Сейчас, когда все неизвестные солдаты похоронены. Министерство обороны планирует периодически собирать здесь родственников пропавших без вести по какому-нибудь другому поводу. Вчера они собрались вместе, чтобы отметить годовщину первого захоронения и участвовать в открытии стелы.

На кладбище родственников привезли шестью автобусами. Все сразу купили живые розы и свечи и стали заботливо раскладывать их на могилах. “Мы не знаем, кто где похоронен, но все вы наши дети, все вы наши сынки. Вечная память вам, дорогие наши сыночки!”— говорили женщины на организованном прямо на кладбище митинге. В их словах была некоторая неправда, но неправда была спасительная. Без микрофона каждая женщина признавалась, что уверена: ее сына здесь нет. Ее сын наверняка жив и находится шесть лет в плену. Или, стыдно признаться, он, может быть, бегает где-нибудь в горах вместе с боевиками. Но не лежит он на этом кладбище в этой земле, это уж точно. И цветы они раскладывали на могилах сыновей героических, несчастных, умных, добрых, но не своих — неизвестных.
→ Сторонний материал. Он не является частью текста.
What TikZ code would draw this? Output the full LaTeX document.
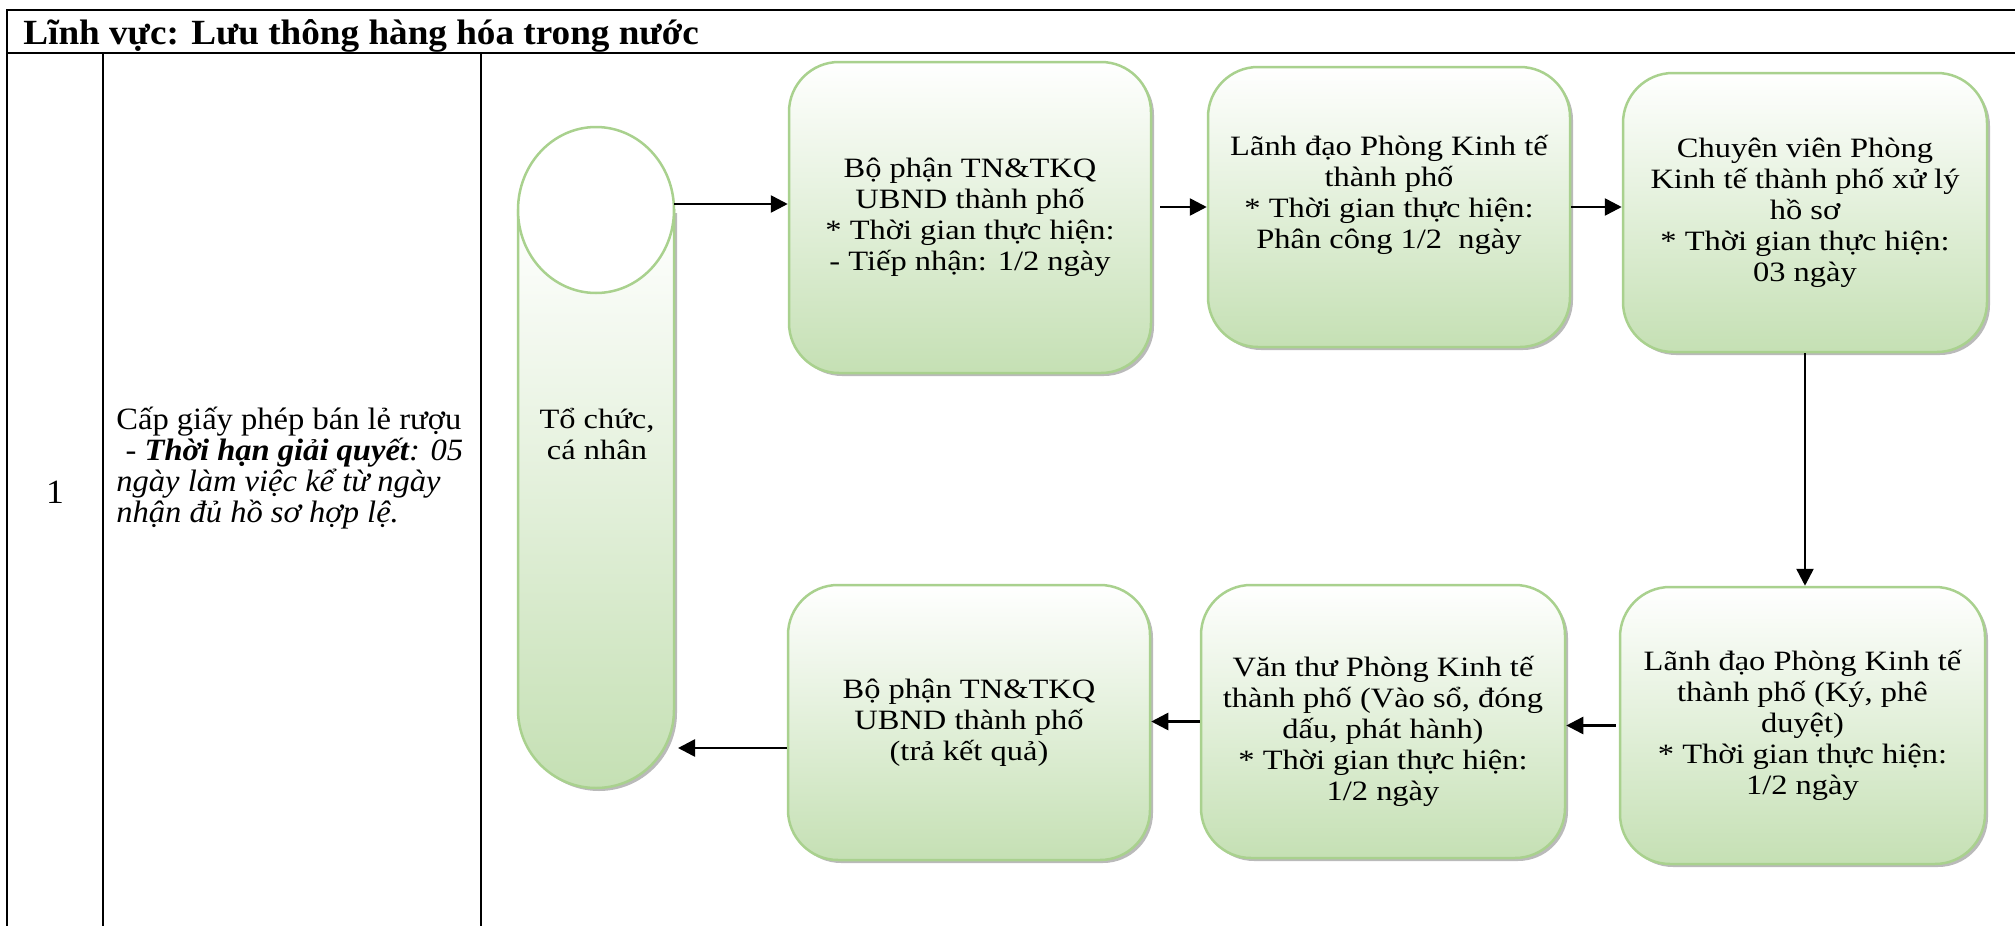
\documentclass[tikz,border=0pt]{standalone}
\usepackage{fontspec}
\setmainfont{Liberation Serif}[FakeStretch=1.05]
\newfontfamily\boxfamily{Liberation Serif}[FakeStretch=1.16]
\usetikzlibrary{positioning, shadows, arrows.meta}
\definecolor{boxborder}{RGB}{169, 209, 142}
\definecolor{boxbottom}{RGB}{197, 224, 180}
\newcommand{\boxfont}{\boxfamily\fontsize{14pt}{15.5pt}\selectfont}
\newcommand{\cellfont}{\fontsize{15.5pt}{14.5pt}\selectfont}
\newcommand{\headfont}{\fontsize{17.7pt}{20pt}\selectfont\bfseries}

\begin{document}
\begin{tikzpicture}[
    x=0.5pt, y=-0.5pt,
    rule/.style={line width=1.4pt},
    stepbox/.style={draw=boxborder, line width=1.25pt, rounded corners=25pt, top color=white, bottom color=boxbottom, minimum width=181pt, align=center, font=\boxfont, drop shadow={shadow xshift=1.5pt, shadow yshift=-1.5pt, fill=black!45, opacity=0.6}},
    celltext/.style={inner sep=0pt, align=left, font=\cellfont},
    flow/.style={-{Triangle[length=8.5pt, width=8.5pt]}, line width=1.3pt}
]
\useasboundingbox (0,0) rectangle (2015,926);

% Table rules
\draw[rule] (7,926) -- (7,10) -- (2015,10);
\draw[rule] (7,53) -- (2015,53);
\draw[rule] (103,53) -- (103,926);
\draw[rule] (481,53) -- (481,926);

% Table texts
\node[anchor=base west, inner sep=0pt, font=\headfont] (field) at (23,45) {Lĩnh vực: Lưu thông hàng hóa trong nước};
\node[celltext, font=\fontsize{17pt}{18pt}\selectfont] (number) at (55,492) {1};
\node[celltext, anchor=west] (procedure) at (116,468) {Cấp giấy phép bán lẻ rượu\\
\hspace*{0.3em}\textit{- \textbf{Thời hạn giải quyết}: 05}\\
\textit{ngày làm việc kể từ ngày}\\
\textit{nhận đủ hồ sơ hợp lệ.}};

% Applicant (can shape)
\path[draw=boxborder, line width=1.25pt, top color=white, bottom color=boxbottom, drop shadow={shadow xshift=1.5pt, shadow yshift=-1.5pt, fill=black!45, opacity=0.6}]
    (518,210) -- (518,710) arc[start angle=180, end angle=0, x radius=78, y radius=78] -- (674,210) -- cycle;
\draw[boxborder, line width=1.25pt, fill=white] (596,210) ellipse[x radius=78, y radius=83];
\node[align=center, font=\boxfont] (person) at (597,434) {Tổ chức,\\cá nhân};
\coordinate (personTop) at (674,204);
\coordinate (personBottom) at (678,748);

% Steps, top row
\node[stepbox, minimum height=155.5pt] (receive) at (970,217.5) {Bộ phận TN\&TKQ\\UBND thành phố\\* Thời gian thực hiện:\\- Tiếp nhận: 1/2 ngày};
\node[stepbox, minimum height=140pt] (leader) at (1389,207) {Lãnh đạo Phòng Kinh tế\\thành phố\\* Thời gian thực hiện:\\Phân công 1/2\ \ ngày\\\mbox{}};
\node[stepbox, minimum height=139.5pt, minimum width=182pt] (expert) at (1805,212.5) {Chuyên viên Phòng\\Kinh tế thành phố xử lý\\hồ sơ\\* Thời gian thực hiện:\\03 ngày};

% Steps, bottom row
\node[stepbox, minimum height=138.5pt, minimum width=182.5pt] (approve) at (1802.5,725.5) {Lãnh đạo Phòng Kinh tế\\thành phố (Ký, phê\\duyệt)\\* Thời gian thực hiện:\\1/2 ngày};
\node[stepbox, minimum height=136.5pt, minimum width=182pt] (clerk) at (1383,721.5) {\rule{0pt}{20pt}Văn thư Phòng Kinh tế\\thành phố (Vào sổ, đóng\\dấu, phát hành)\\* Thời gian thực hiện:\\1/2 ngày};
\node[stepbox, minimum height=137.5pt] (result) at (969,722.5) {Bộ phận TN\&TKQ\\UBND thành phố\\(trả kết quả)};

% Flow
\draw[flow] (personTop) -- (personTop -| receive.west);
\draw[flow, shorten <=4pt] (receive.east |- leader.west) -- (leader.west);
\draw[flow] (leader.east) -- (leader.east -| expert.west);
\draw[flow] (expert.south) -- (expert.south |- approve.north);
\draw[flow, shorten <=1.5pt] (approve.west) -- (approve.west -| clerk.east);
\draw[flow] (clerk.west) -- (clerk.west -| result.east);
\draw[flow] (result.west |- personBottom) -- (personBottom);

\end{tikzpicture}
\end{document}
На стеле написаны строки: “В нас есть суровая свобода — на слезы обрекая мать, бессмертье своего народа своею смертью покупать”. Рядом со стелой планируется установить памятник Скорбящей матери. Представитель Минобороны Владимир Иванов пообещал, что “со временем на всех табличках имена солдат будут написаны и каждый сможет прочитать имя героя”. Мать, которой “повезло” (ее сына специалисты лаборатории наконец-то определили среди лежащих на Богородском кладбище), сказала всем родственникам пропавших без вести: “Вам выпали страшные испытания. Но самые страшные испытания ждут вас еще впереди — когда вы узнаете, что здесь похоронен ваш сын”.

Однако волновали родственников пропавших и более земные проблемы. Например, Яков Фогельзанг из Иркутской области жаловался на то, что он год добивался в суде, чтобы его сына признали без вести пропавшим. И только наняв адвоката и заплатив ему огромные по меркам провинциального городка деньги — 3 тысячи рублей, Яков Фогельзанг наконец получил справку, по которой и льгот-то практически никаких не полагалось. Зато за эти деньги адвокат еще вдобавок выяснил, что сын Якова Фогельзанга был, оказывается, ранен, лежал в госпитале и, вылечившись, сел на танк и уехал снова воевать с какой-то танковой дивизией. С тех пор прошло семь лет. Яков Фогельзанг теперь добивается в суде, чтобы его сына признали погибшим. На вопрос корреспондента „Ъ", к чему такие сложные судебные процедуры, военное руководство пояснило: “Пускай он еще докажет, что у него сын погиб! Надо найти свидетелей его гибели. А то, может, он дезертировал и на даче картошку копает!” Впрочем, другие родственники пропавших без вести на военных не обижались и говорили, что у них все судебные процедуры взяли на себя соответствующие структуры.

Закончилось мероприятие поминками. Военные пили водку “за ваших сыновей, которые отдали свои жизни за нашу жизнь”, а матери пили “за наших сыновей, которые еще вернутся”.